En 2019, luego de haber intentado un magnicidio y de una nueva tentativa de boicot electoral (esta vez contra las presidenciales de 2018), las élites locales, siempre guiadas por el Departamento de Estado, procedieron a dar abiertamente el paso para un golpe de Estado parlamentario. Un desconocido diputado que había sido electo presidente de la AN en desacato, se autojuramentó en una placita como presidente de la República y como tal fue reconocido por el imperio y sus aliados, satélites y lacayos, regados por el mundo. 

Desde entonces, el empeño de Estados Unidos fue crear un gobierno paralelo y un Poder Judicial paralelo para que funcionaran en conjunto con la AN en desacato. Pero tampoco eso les funcionó, al menos no en lo que respecta al cambio de régimen, aunque sí -¡y vaya que jugosamente!- en cuanto a los negocios mediante los cuales se enriquecieron los ladrones gringos y sus compinches criollos. 

Otra joya “jurídica” surgió en este tiempo fue aprobada por esa AN: el Estatuto de Transición, un artefacto -elaborado también en bufetes de alta estofa- que deja a un lado la Constitución Nacional de una forma tan ramplona que hasta el decreto de Carmona luce, a su lado, menos arbitrario. Saque usted la cuenta. 

El clavo ardiendo: AN-2015

Así llegamos entonces a la pregunta que abre este largo texto. ¿Por qué es tan importante para Estados Unidos mantener la ficción de la AN-2015? Y es posible aventurar una respuesta, señalando que ese ente caduco es la única rendija que tiene el poder imperial para tratar de torcer las decisiones que el electorado venezolano ha tomado antes y después de ese año y las que podría tomar en el futuro. 

El contar con todo el poder parlamentario entre enero de 2016 y enero de 2021 fue la gran oportunidad que tuvo el imperio para ejecutar una de sus ya clásicas jugadas de golpe aparentemente endógeno. Pero, debido a la suma de dos factores, la discapacidad opositora para llevar a cabo esa tarea y la capacidad del chavismo para enfrentar la amenaza, pasaron los cinco años y Maduro siguió despachando en Miraflores.  
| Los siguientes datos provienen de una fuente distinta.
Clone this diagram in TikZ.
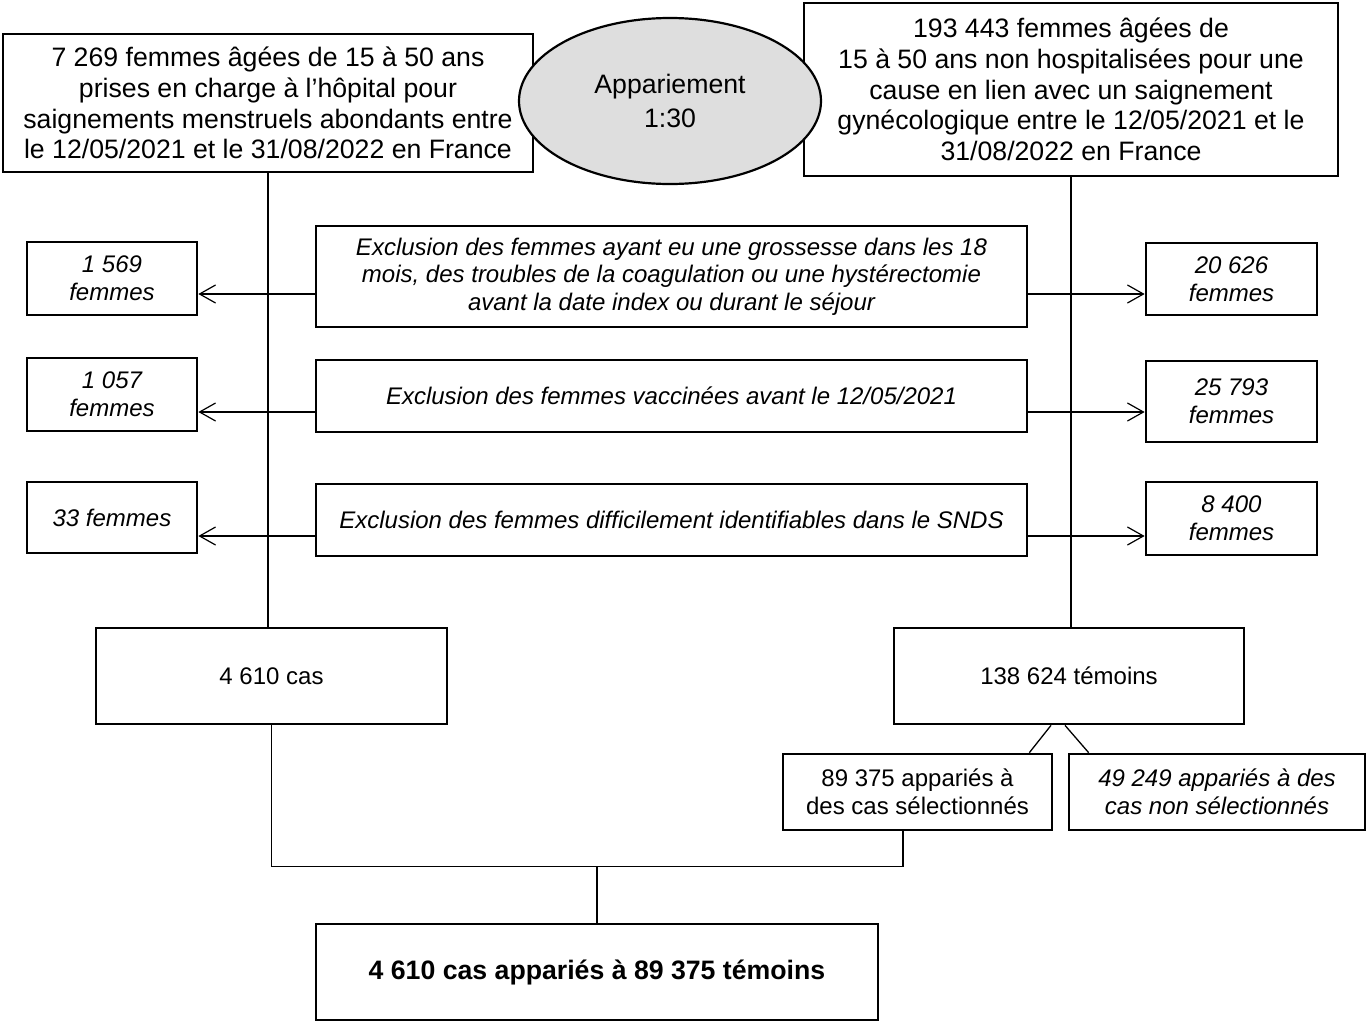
\documentclass[tikz,border=0pt]{standalone}
\usepackage{fontspec}
\setmainfont{Liberation Sans}
\usetikzlibrary{arrows.meta,shapes.geometric}
\newcommand{\bigtxt}{\fontsize{26.67}{30.7}\selectfont}
\newcommand{\medtxt}{\fontsize{24}{27.6}\selectfont}
\begin{document}
\begin{tikzpicture}[x=1pt,y=-1pt,
  box/.style={draw, line width=2.7pt, fill=white, inner sep=0pt, align=center},
  conn/.style={line width=1.3pt},
  trunk/.style={line width=1.7pt},
  arr/.style={line width=1.2pt, -{Straight Barb[length=16pt,width=18pt,line width=1.2pt]}}]
\fill[white] (0,0) rectangle (1366,1023);
\useasboundingbox (0,0) rectangle (1366,1023);

% top boxes
\node[box, minimum width=530pt, minimum height=138pt, font=\bigtxt] (A) at (268,103)
  {7 269 femmes âgées de 15 à 50 ans\\prises en charge à l’hôpital pour\\saignements menstruels abondants entre\\le 12/05/2021 et le 31/08/2022 en France};
\node[box, minimum width=534pt, minimum height=173pt, font=\bigtxt] (B) at (1071,89.5)
  {193 443 femmes âgées de\\15 à 50 ans non hospitalisées pour une\\cause en lien avec un saignement\\gynécologique entre le 12/05/2021 et le\\31/08/2022 en France};
\node[ellipse, draw, line width=2.2pt, fill=black!13, inner sep=0pt, minimum width=302pt, minimum height=166pt, align=center, font=\fontsize{26.67}{34}\selectfont] (M) at (670,101)
  {Appariement\\1:30};

% exclusion boxes
\node[box, minimum width=711pt, minimum height=101pt, font=\medtxt\itshape] (E1) at (671.5,276.5)
  {Exclusion des femmes ayant eu une grossesse dans les 18\\mois, des troubles de la coagulation ou une hystérectomie\\avant la date index ou durant le séjour};
\node[box, minimum width=711pt, minimum height=72pt, font=\medtxt\itshape] (E2) at (671.5,396)
  {Exclusion des femmes vaccinées avant le 12/05/2021};
\node[box, minimum width=711pt, minimum height=72pt, font=\medtxt\itshape] (E3) at (671.5,520)
  {Exclusion des femmes difficilement identifiables dans le SNDS};

% left counts
\node[box, minimum width=170pt, minimum height=73pt, font=\medtxt\itshape] (L1) at (112,278.5) {1 569\\femmes};
\node[box, minimum width=170pt, minimum height=73pt, font=\medtxt\itshape] (L2) at (112,394.5) {1 057\\femmes};
\node[box, minimum width=170pt, minimum height=71pt, font=\medtxt\itshape] (L3) at (112,517.5) {33 femmes};

% right counts
\node[box, minimum width=171pt, minimum height=72pt, font=\medtxt\itshape] (R1) at (1231.5,279) {20 626\\femmes};
\node[box, minimum width=171pt, minimum height=81pt, font=\medtxt\itshape] (R2) at (1231.5,401.5) {25 793\\femmes};
\node[box, minimum width=171pt, minimum height=73pt, font=\medtxt\itshape] (R3) at (1231.5,518.5) {8 400\\femmes};

% lower boxes
\node[box, minimum width=351pt, minimum height=96pt, font=\medtxt] (C) at (271.5,676) {4 610 cas};
\node[box, minimum width=350pt, minimum height=96pt, font=\medtxt] (T) at (1069,676) {138 624 témoins};
\node[box, minimum width=269pt, minimum height=76pt, font=\medtxt] (S1) at (917.5,792) {89 375 appariés à\\des cas sélectionnés};
\node[box, minimum width=296pt, minimum height=76pt, font=\medtxt\itshape] (S2) at (1217,792) {49 249 appariés à des\\cas non sélectionnés};
\node[box, minimum width=562pt, minimum height=96pt, font=\bigtxt\bfseries] (F) at (597,972) {4 610 cas appariés à 89 375 témoins};

% trunks
\draw[trunk] (A.south) -- (A.south |- C.north);
\draw[trunk] (B.south) -- (B.south |- T.north);

% exclusion arrows
\draw[arr] ([yshift=-17.5pt]E1.west) -- ([yshift=-17.5pt]E1.west -| L1.east);
\draw[arr] ([yshift=-16pt]E2.west) -- ([yshift=-16pt]E2.west -| L2.east);
\draw[arr] ([yshift=-16pt]E3.west) -- ([yshift=-16pt]E3.west -| L3.east);
\draw[arr] ([yshift=-17.5pt]E1.east) -- ([yshift=-17.5pt]E1.east -| R1.west);
\draw[arr] ([yshift=-16pt]E2.east) -- ([yshift=-16pt]E2.east -| R2.west);
\draw[arr] ([yshift=-16pt]E3.east) -- ([yshift=-16pt]E3.east -| R3.west);

% split of controls
\draw[conn] ([xshift=-18pt]T.south) -- ([xshift=-24pt]S1.north east);
\draw[conn] ([xshift=-4pt]T.south) -- ([xshift=21pt]S2.north west);

% merge
\coordinate (J) at ([yshift=56pt]F.north);
\draw[conn] (C.south) |- ([xshift=-14.5pt]S1.south |- J) -- ([xshift=-14.5pt]S1.south);
\draw[conn] (J) -- (F.north);
\end{tikzpicture}
\end{document}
Entonces, los supuestamente infalibles estrategas gringos pretenden aferrarse a esa AN-2015 como a un clavo ardiendo.  

Dicen que es la única autoridad legítima que existe en el país, aunque su período tenga ya más de dos años vencido y aunque su supuesta presidenta sea una doña que vive en España hace años y resulte tan o más desconocida que el autoproclamado en su momento de salir a escena. 

Viendo los eventos políticos del siglo en el continente, se entiende que la lógica estadounidense es la de “si no gano, arrebato”.  

Si los gobiernos son indóciles, se lanza contra ellos a los otros poderes (Judicial o Legislativo, en la división clásica de Montesquieu); si el gobierno es de derecha y alguno de esos otros poderes intenta algo en su contra, se les disuelve mediante algún recurso constitucional o no; si las fuerzas proyanquis logran el control del parlamento y luego lo pierden, se declara imperialmente que el anterior cuerpo legislativo tiene un período de duración indefinida. Para cualquiera de estas movidas se vale todo, incluyendo esperpénticos decretos y estatutos de transición. 

Y si nada de eso funciona, se “sanciona”, se bloquea, se organizan golpes clásicos, invasiones y magnicidios y se declara al país amenaza inusual y extraordinaria contra la seguridad nacional de Estados Unidos. En eso seguimos.